In our judgment, the judge was wholly entitled to identify the top bracket within the banking and insurance fraud guideline, given this offence was fraudulent from the outset (viz. from when the first approach was made for funding), it was carried out over a significant period of time and it involved multiple frauds. Given the scale of the criminality and the amount of money lost, the judge correctly sentenced at the top of the bracket. The judge bore in mind the good character of Mann and the mitigation available to both accused, but this was serious offending which merited a sentence of this length. This offending inevitably attracted a lengthy sentence and we do not consider that there is any reason for reducing the term imposed because it has taken 18 months to resolve the appeals against conviction and sentence.

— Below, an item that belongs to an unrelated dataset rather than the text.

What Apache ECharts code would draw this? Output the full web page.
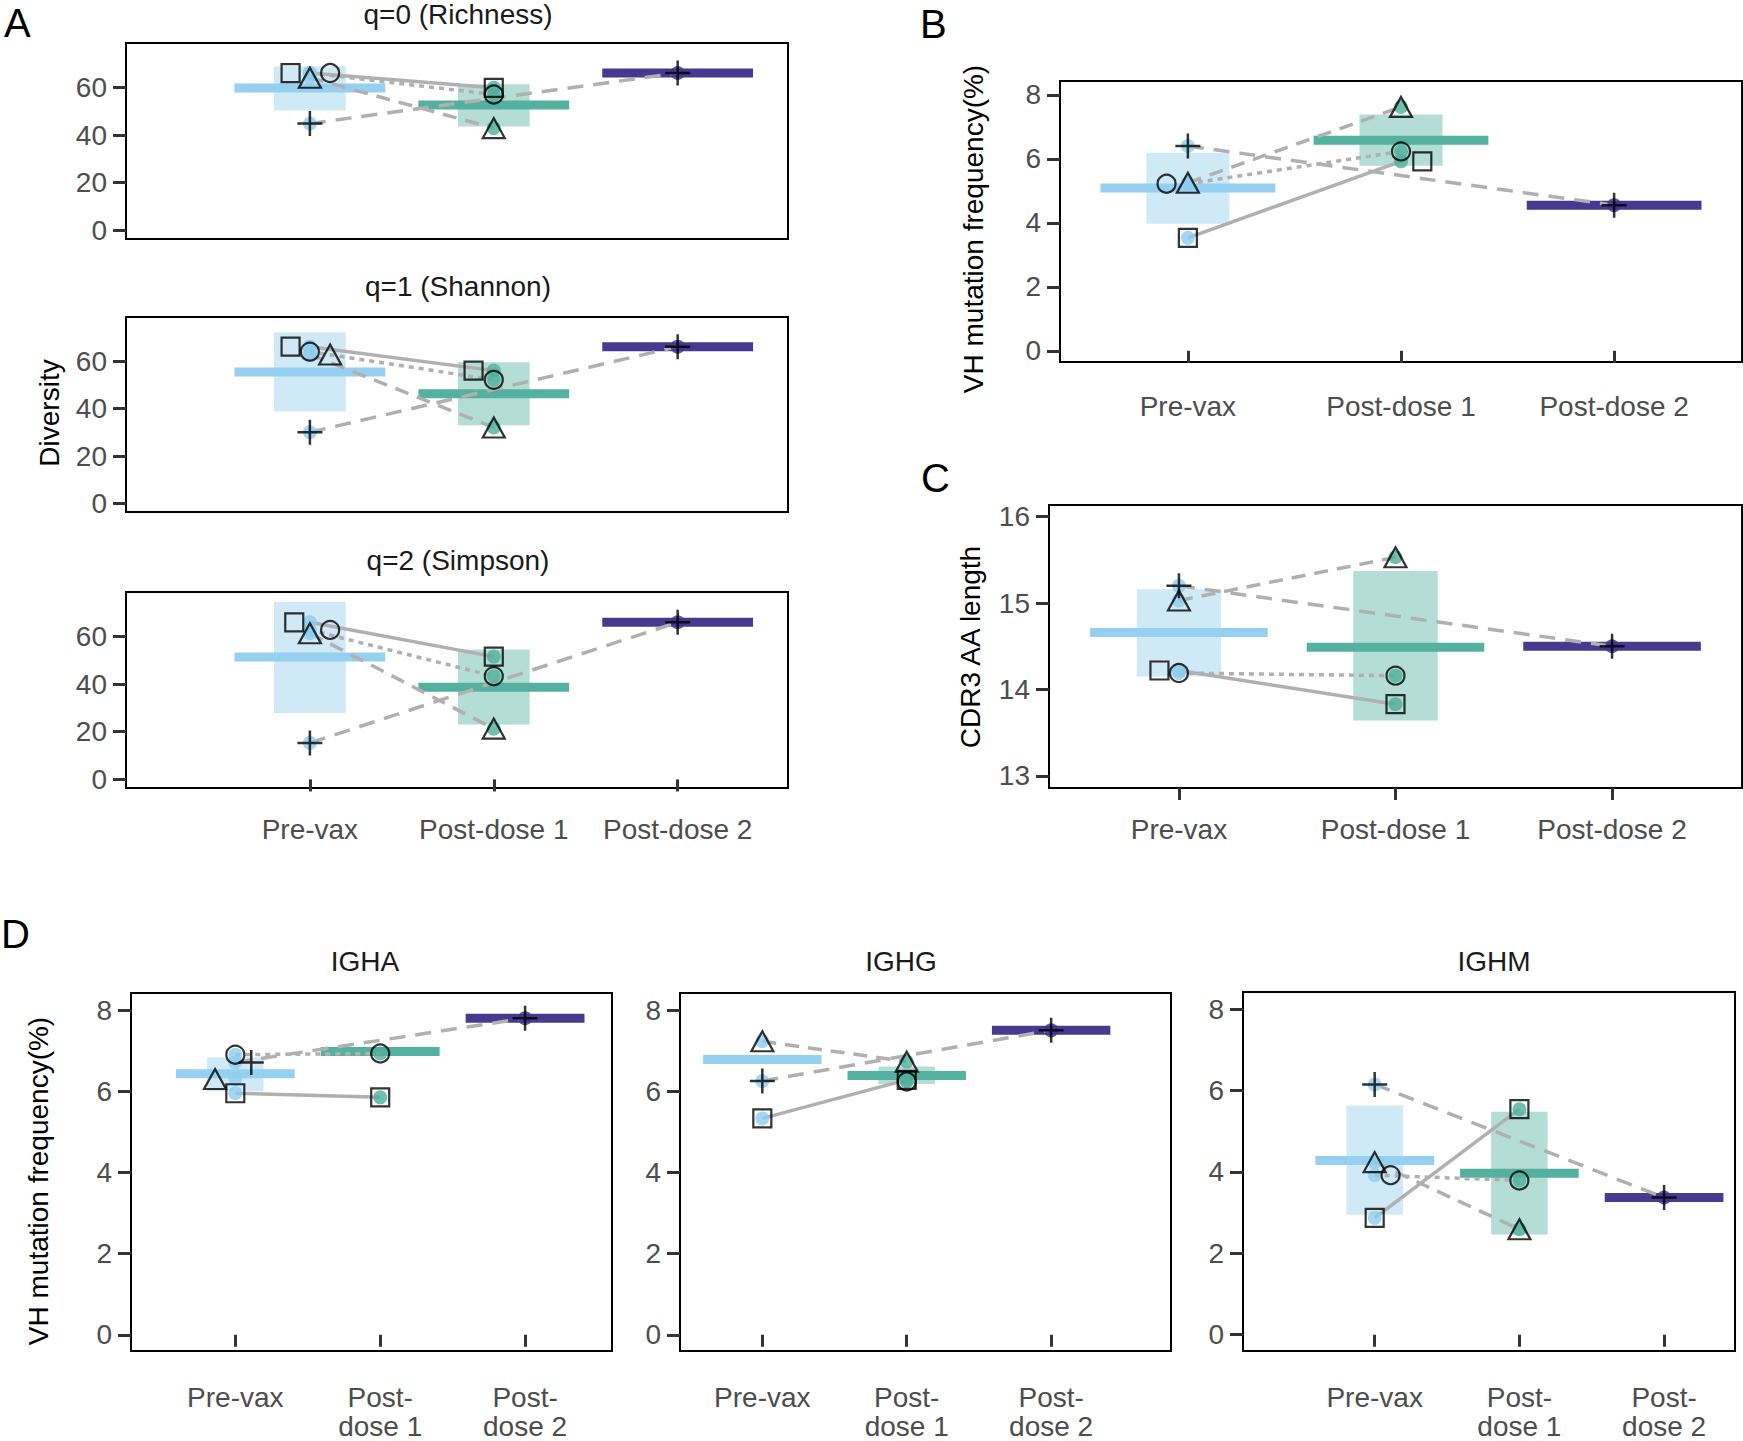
<!DOCTYPE html>
<html>
<head>
<meta charset="utf-8">
<title>Diversity, VH mutation and CDR3 length</title>
<script src="https://cdn.jsdelivr.net/npm/echarts@6/dist/echarts.min.js"></script>
<style>
  html, body { margin: 0; padding: 0; background: #fff; }
  #chart { width: 1743px; height: 1441px; }
</style>
</head>
<body>
<div id="chart"></div>
<script>
// time points
const timeLabels = ['Pre-vax', 'Post-dose 1', 'Post-dose 2'];
const timeLabelsD = ['Pre-vax', 'Post-\ndose 1', 'Post-\ndose 2'];

// tick labels
const ticksDiversity = [0, 20, 40, 60];
const ticksMutation = [0, 2, 4, 6, 8];
const ticksCdr3 = [13, 14, 15, 16];

// A: diversity, q=0 (per subject: pre, post-dose 1, post-dose 2)
const q0Square = [66.0, 59.8, null];
const q0Circle = [66.0, 57.0, null];
const q0Triangle = [64.0, 42.9, null];
const q0Cross = [44.8, null, 66.0];
const q0Mean = [59.7, 52.6, 66.0];
const q0SeLow = [50.3, 43.6, null];
const q0SeHigh = [68.8, 61.3, null];

// A: q=1
const q1Square = [66.1, 56.0, null];
const q1Circle = [64.0, 52.1, null];
const q1Triangle = [62.8, 32.0, null];
const q1Cross = [30.0, null, 66.1];
const q1Mean = [55.4, 46.2, 66.1];
const q1SeLow = [38.8, 33.0, null];
const q1SeHigh = [72.2, 59.5, null];

// A: q=2
const q2Square = [65.9, 51.5, null];
const q2Circle = [62.7, 43.3, null];
const q2Triangle = [61.3, 21.3, null];
const q2Cross = [15.3, null, 65.9];
const q2Mean = [51.3, 38.7, 65.9];
const q2SeLow = [27.9, 23.0, null];
const q2SeHigh = [74.5, 54.5, null];

// B: VH mutation frequency
const bSquare = [3.53, 5.92, null];
const bCircle = [5.22, 6.23, null];
const bTriangle = [5.25, 7.62, null];
const bCross = [6.40, null, 4.55];
const bMean = [5.09, 6.58, 4.55];
const bSeLow = [3.97, 5.78, null];
const bSeHigh = [6.19, 7.38, null];

// C: CDR3 AA length
const cSquare = [14.22, 13.83, null];
const cCircle = [14.19, 14.16, null];
const cTriangle = [15.03, 15.53, null];
const cCross = [15.20, null, 14.50];
const cMean = [14.66, 14.49, 14.50];
const cSeLow = [14.15, 13.64, null];
const cSeHigh = [15.16, 15.37, null];

// D: IGHA
const ighaSquare = [5.95, 5.85, null];
const ighaCircle = [6.90, 6.93, null];
const ighaTriangle = [6.30, null, null];
const ighaCross = [6.71, null, 7.80];
const ighaMean = [6.43, 6.98, 7.80];
const ighaSeLow = [6.00, null, null];
const ighaSeHigh = [6.84, null, null];

// D: IGHG
const ighgSquare = [5.33, 6.28, null];
const ighgCircle = [null, 6.24, null];
const ighgTriangle = [7.23, 6.73, null];
const ighgCross = [6.25, null, 7.50];
const ighgMean = [6.78, 6.39, 7.50];
const ighgSeLow = [null, 6.18, null];
const ighgSeHigh = [null, 6.61, null];

// D: IGHM
const ighmSquare = [2.87, 5.54, null];
const ighmCircle = [3.92, 3.79, null];
const ighmTriangle = [4.24, 2.59, null];
const ighmCross = [6.15, null, 3.37];
const ighmMean = [4.28, 3.97, 3.37];
const ighmSeLow = [2.95, 2.46, null];
const ighmSeHigh = [5.63, 5.48, null];

const FONT = '"Liberation Sans", Arial, sans-serif';
const groupBar = ['#96d0f0', '#54b1a0', '#47398f'];
const groupSe = ['#d0e9f6', '#b4ddd5', '#c4bfe0'];
const groupDot = ['#8fcdef', '#4faf9c', '#3f3490'];
// order: square, circle, triangle, cross
const shapes = [
  { symbol: 'rect', size: 18, dash: 'solid' },
  { symbol: 'circle', size: 18, dash: [5, 5] },
  { symbol: 'triangle', size: [22, 20], dash: [14, 9] },
  { symbol: 'path://M9,0H11V9H20V11H11V20H9V11H0V9H9Z', size: 25, dash: [16, 10] }
];

const panels = [
  { box: [126, 43, 662, 196], xr: [0, 3.6], yr: [-3.6, 78.6], ticks: ticksDiversity, labels: null, margin: 27,
    subj: [q0Square, q0Circle, q0Triangle, q0Cross], mean: q0Mean, lo: q0SeLow, hi: q0SeHigh,
    jitter: [[-0.105, 0], [0.11, 0], [0, 0], [0, 0]] },
  { box: [126, 317, 662, 195], xr: [0, 3.6], yr: [-3.6, 78.6], ticks: ticksDiversity, labels: null, margin: 27,
    subj: [q1Square, q1Circle, q1Triangle, q1Cross], mean: q1Mean, lo: q1SeLow, hi: q1SeHigh,
    jitter: [[-0.105, -0.11], [0, 0], [0.11, 0], [0, 0]] },
  { box: [126, 592, 662, 196], xr: [0, 3.6], yr: [-3.6, 78.6], ticks: ticksDiversity, labels: timeLabels, margin: 27,
    subj: [q2Square, q2Circle, q2Triangle, q2Cross], mean: q2Mean, lo: q2SeLow, hi: q2SeHigh,
    jitter: [[-0.085, 0], [0.11, 0], [0, 0], [0, 0]] },
  { box: [1060, 81, 682, 281], xr: [0.4, 3.6], yr: [-0.35, 8.43], ticks: ticksMutation, labels: timeLabels, margin: 30,
    subj: [bSquare, bCircle, bTriangle, bCross], mean: bMean, lo: bSeLow, hi: bSeHigh,
    jitter: [[0, 0.1], [-0.1, 0], [0, 0], [0, 0]] },
  { box: [1049, 505, 693, 283], xr: [0.4, 3.6], yr: [12.86, 16.135], ticks: ticksCdr3, labels: timeLabels, margin: 27,
    subj: [cSquare, cCircle, cTriangle, cCross], mean: cMean, lo: cSeLow, hi: cSeHigh,
    jitter: [[-0.09, 0], [0, 0], [0, 0], [0, 0]] },
  { box: [131, 993, 481, 361], xr: [0.28, 3.6], yr: [-0.4, 8.42], ticks: ticksMutation, labels: timeLabelsD, margin: 32,
    subj: [ighaSquare, ighaCircle, ighaTriangle, ighaCross], mean: ighaMean, lo: ighaSeLow, hi: ighaSeHigh,
    jitter: [[0, 0], [0, 0], [-0.14, 0], [0.11, 0]] },
  { box: [680, 993, 491, 361], xr: [0.43, 3.83], yr: [-0.4, 8.42], ticks: ticksMutation, labels: timeLabelsD, margin: 32,
    subj: [ighgSquare, ighgCircle, ighgTriangle, ighgCross], mean: ighgMean, lo: ighgSeLow, hi: ighgSeHigh,
    jitter: [[0, 0], [0, 0], [0, 0], [0, 0]] },
  { box: [1243, 992, 492, 360], xr: [0.09, 3.49], yr: [-0.4, 8.42], ticks: ticksMutation, labels: timeLabelsD, margin: 32,
    subj: [ighmSquare, ighmCircle, ighmTriangle, ighmCross], mean: ighmMean, lo: ighmSeLow, hi: ighmSeHigh,
    jitter: [[0, 0], [0.11, 0], [0, 0], [0, 0]] }
];

const grid = [], xAxis = [], yAxis = [], series = [];

panels.forEach(function (p, i) {
  const showX = !!p.labels;
  grid.push({ left: p.box[0], top: p.box[1], width: p.box[2], height: p.box[3],
    show: true, borderColor: '#000', borderWidth: 2, backgroundColor: 'transparent' });
  xAxis.push({
    gridIndex: i, type: 'value', min: p.xr[0], max: p.xr[1],
    axisLine: { show: false }, splitLine: { show: false },
    axisTick: { show: showX, customValues: [1, 2, 3], length: 12, lineStyle: { color: '#333', width: 3 } },
    axisLabel: { show: showX, customValues: [1, 2, 3], margin: p.margin, fontSize: 28, lineHeight: 29,
      color: '#4d4d4d', fontFamily: FONT,
      formatter: function (v) { return showX ? p.labels[Math.round(v) - 1] : ''; } }
  });
  yAxis.push({
    gridIndex: i, type: 'value', min: p.yr[0], max: p.yr[1],
    axisLine: { show: false }, splitLine: { show: false },
    axisTick: { customValues: p.ticks, length: 13, lineStyle: { color: '#333', width: 3 } },
    axisLabel: { customValues: p.ticks, margin: 19, fontSize: 28, color: '#4d4d4d', fontFamily: FONT }
  });

  // mean bar with standard error box
  series.push({
    type: 'custom', xAxisIndex: i, yAxisIndex: i, z: 1, silent: true,
    data: p.mean.map(function (m, t) { return [t + 1, m]; }),
    renderItem: function (params, api) {
      const t = params.dataIndex;
      const x = api.value(0), m = api.value(1);
      const children = [];
      if (p.lo[t] != null && p.hi[t] != null) {
        const a = api.coord([x - 0.195, p.hi[t]]);
        const b = api.coord([x + 0.195, p.lo[t]]);
        children.push({ type: 'rect', shape: { x: a[0], y: a[1], width: b[0] - a[0], height: b[1] - a[1] },
          style: { fill: groupSe[t] } });
      }
      const c = api.coord([x - 0.41, m]);
      const d = api.coord([x + 0.41, m]);
      children.push({ type: 'rect', shape: { x: c[0], y: c[1] - 4.5, width: d[0] - c[0], height: 9 },
        style: { fill: groupBar[t] } });
      return { type: 'group', children: children };
    }
  });

  // subject trajectories
  p.subj.forEach(function (vals, s) {
    const pts = [];
    vals.forEach(function (v, t) { if (v != null) pts.push([t + 1, v]); });
    if (pts.length > 1) {
      series.push({ type: 'line', xAxisIndex: i, yAxisIndex: i, z: 2, silent: true, data: pts,
        symbol: 'none', lineStyle: { color: '#b0b0b0', width: 3.5, type: shapes[s].dash } });
    }
  });

  // coloured dots
  const dots = [];
  p.subj.forEach(function (vals) {
    vals.forEach(function (v, t) {
      if (v != null) dots.push({ value: [t + 1, v], itemStyle: { color: groupDot[t] } });
    });
  });
  series.push({ type: 'scatter', xAxisIndex: i, yAxisIndex: i, z: 3, silent: true,
    symbol: 'circle', symbolSize: 14, data: dots });

  // subject shapes
  p.subj.forEach(function (vals, s) {
    const pts = [];
    vals.forEach(function (v, t) {
      if (v != null) pts.push([t + 1 + (t < 2 ? p.jitter[s][t] : 0), v]);
    });
    series.push({ type: 'scatter', xAxisIndex: i, yAxisIndex: i, z: 4, silent: true,
      symbol: shapes[s].symbol, symbolSize: shapes[s].size, data: pts,
      itemStyle: s === 3 ? { color: '#000' }
        : { color: 'rgba(0,0,0,0)', borderColor: '#000', borderWidth: 2.2 } });
  });
});

function txt(text, x, y, size, opts) {
  opts = opts || {};
  return { type: 'text', x: x, y: y, rotation: opts.rot || 0, silent: true,
    style: { text: text, fontSize: size, fontFamily: FONT, fill: opts.fill || '#000',
      align: opts.align || 'center', verticalAlign: 'middle' } };
}

const graphic = [
  txt('A', 4, 23, 40, { align: 'left' }),
  txt('B', 920, 24, 40, { align: 'left' }),
  txt('C', 921, 478, 40, { align: 'left' }),
  txt('D', 1, 934, 40, { align: 'left' }),
  txt('q=0 (Richness)', 458, 14, 28, { fill: '#1a1a1a' }),
  txt('q=1 (Shannon)', 458, 286, 28, { fill: '#1a1a1a' }),
  txt('q=2 (Simpson)', 458, 560, 28, { fill: '#1a1a1a' }),
  txt('IGHA', 365, 961, 28, { fill: '#1a1a1a' }),
  txt('IGHG', 901, 961, 28, { fill: '#1a1a1a' }),
  txt('IGHM', 1494, 961, 28, { fill: '#1a1a1a' }),
  txt('Diversity', 49, 413, 28, { rot: Math.PI / 2 }),
  txt('VH mutation frequency(%)', 973, 229, 28, { rot: Math.PI / 2 }),
  txt('CDR3 AA length', 970, 647, 28, { rot: Math.PI / 2 }),
  txt('VH mutation frequency(%)', 38, 1181, 28, { rot: Math.PI / 2 })
];

const chart = echarts.init(document.getElementById('chart'), null, { renderer: 'svg' });
chart.setOption({
  animation: false,
  backgroundColor: '#fff',
  textStyle: { fontFamily: FONT },
  grid: grid,
  xAxis: xAxis,
  yAxis: yAxis,
  series: series,
  graphic: graphic
});
</script>
</body>
</html>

A period of disqualification of 8 years comes within the bracket of 6 – 10 years that is generally reserved for serious cases which do not merit the top bracket of over 10 years (see R v Millard 15 Cr App R (S) 445). As we have just stressed, this was extremely serious offending with a number of different losers. The lack of evidence of direct personal gain and the ambiguity over the exact extent to which Panchal acted as a director – given the important role he played in the company – are of little weight when balanced against the seriousness of this offence, and these factors are overshadowed by the extent of the overall loss and the dishonesty involved. This period was not manifestly excessive or wrong in principle.
In all the circumstances the renewed applications to appeal against sentence are refused.